4. We must point out that the proceedings of the Collector are judicial in character. The trial is summary, but the Collector is bound to exercise the jurisdiction vested in him not on a subjective satisfaction, as the Commissioner assumed, but on a judicial determination of facts which invest him with jurisdiction to pass an order in ejectment. When the condition precedent to the exercise of jurisdiction does not exist, the Collector cannot clothe himself with authority to pass the impugned orders. We also agree with the High Court that in view; of the terms of Cl. (b), Section 43 had no retrospective operation. On the view we take, it is unnecessary to consider the argument advanced by Mr. Chagla on behalf of the first respondent that Section 43 has no application to cases in which a dispute relating to tenancy of land arises between the landlord and his tenant.
5. It is also not necessary to consider in this group of appeals whether the proceedings of the Collector were vitiated, because as alleged by the first respondent the collector did not afford sufficient opportunity to lead evidence on the first respondent's plea that there had been no wrongful dispossession of the tenants.
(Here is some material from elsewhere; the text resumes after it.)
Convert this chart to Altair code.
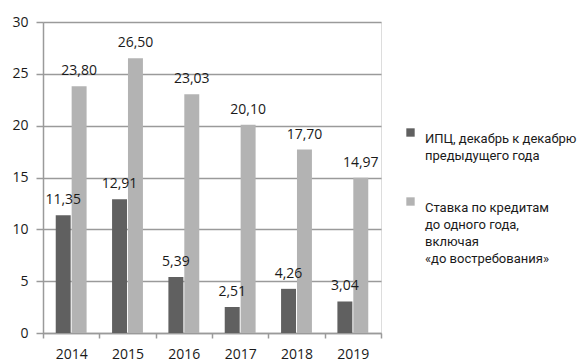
import altair as alt
import pandas as pd

# Values per year
years = ["2014", "2015", "2016", "2017", "2018", "2019"]
cpi = [11.35, 12.91, 5.39, 2.51, 4.26, 3.04]
loan_rate = [23.80, 26.50, 23.03, 20.10, 17.70, 14.97]

# Series names ("|" marks a line break in the legend)
series = [
    "ИПЦ, декабрь к декабрю|предыдущего года",
    "Ставка по кредитам|до одного года,|включая|«до востребования»",
]
colors = ["#606060", "#b3b3b3"]
y_ticks = [0, 5, 10, 15, 20, 25, 30]

rows = []
for i, y in enumerate(years):
    rows.append({"year": y, "series": series[0], "value": cpi[i]})
    rows.append({"year": y, "series": series[1], "value": loan_rate[i]})
df = pd.DataFrame(rows)

FONT = "Open Sans"
LEGEND_FONT = "Roboto"
TEXT = "#1a1a1a"
GRID = "#9a9a9a"

x_enc = alt.X(
    "year:N",
    sort=years,
    title=None,
    scale=alt.Scale(paddingInner=0, paddingOuter=0),
    axis=alt.Axis(
        labelAngle=0,
        tickBand="extent",
        tickSize=5,
        labelPadding=9,
        labelFontSize=14,
        labelFont=FONT,
        labelColor=TEXT,
        domainColor=GRID,
        tickColor=GRID,
        domainWidth=1.5,
        tickWidth=1.5,
        grid=False,
    ),
)
y_enc = alt.Y(
    "value:Q",
    title=None,
    scale=alt.Scale(domain=[0, 30], nice=False),
    axis=alt.Axis(
        values=y_ticks,
        tickSize=7,
        labelPadding=8,
        labelFontSize=14,
        labelFont=FONT,
        labelColor=TEXT,
        domainColor=GRID,
        tickColor=GRID,
        gridColor=GRID,
        domainWidth=1.5,
        tickWidth=1.5,
        gridWidth=1.5,
        grid=True,
    ),
)
off_enc = alt.XOffset(
    "series:N",
    sort=series,
    scale=alt.Scale(paddingInner=0.06, paddingOuter=0.8),
)
color_enc = alt.Color(
    "series:N",
    sort=series,
    scale=alt.Scale(domain=series, range=colors),
    legend=alt.Legend(
        title=None,
        orient="none",
        legendX=361,
        legendY=104,
        symbolType="square",
        symbolSize=70,
        symbolStrokeWidth=0,
        labelExpr="split(datum.label, '|')",
        labelFont=LEGEND_FONT,
        labelFontSize=13,
        labelColor=TEXT,
        labelLimit=300,
        labelOffset=8,
        labelBaseline="top",
        rowPadding=32,
        padding=0,
    ),
)

base = alt.Chart(df).encode(x=x_enc, xOffset=off_enc)

bars = base.mark_bar().encode(y=y_enc, color=color_enc)

labels = base.transform_calculate(
    label="replace(format(datum.value, '.2f'), '.', ',')"
).mark_text(
    font=FONT, fontSize=14, color=TEXT, baseline="alphabetic", dy=-11
).encode(y=alt.Y("value:Q"), text="label:N")

chart = (
    alt.layer(bars, labels)
    .properties(
        width=338,
        height=311,
        autosize="none",
        padding={"left": 43, "top": 22, "right": 196, "bottom": 30},
    )
    .configure_view(stroke=None)
    .configure(background="white", style={"guide-label": {"lineHeight": 17}})
)

chart.save("out.html", embed_options={"renderer": "svg", "actions": False})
6. Mr. Bindra on behalf of the State contended that in any event this Court should not countenance interference with the impugned orders of the revenue authorities, even if erroneous, because those authorities have in passing the orders done substantial justice. Counsel contended that the tenants had been wrongfully deprived of possession of the lands by the use of force by the first respondent and the order passed by the Collector though not strictly warranted by law was not liable to be disturbed by the High Court in exercise of their jurisdiction to issue a writ of cerb'orari. We are unable to agree with that contention. If the Collector had no jurisdiction except in the special conditions prescribed by Section 43, his order could not be substantiated merely because an other authority may, if the proceedings were before that authority, on the findings recorded, have granted relief to the tenants of restoration to possession of their respective lands. Authorities which are vested with powers- judicial or quasi-judicial - can exercise their power within the limits of their jurisdiction and their actions without jurisdiction cannot be sustained merely because another body or authority, which if lawfully approached, may have jurisdiction to pass the order complained of.
7. The appeals are therefore dismissed with costs. One hearing fee.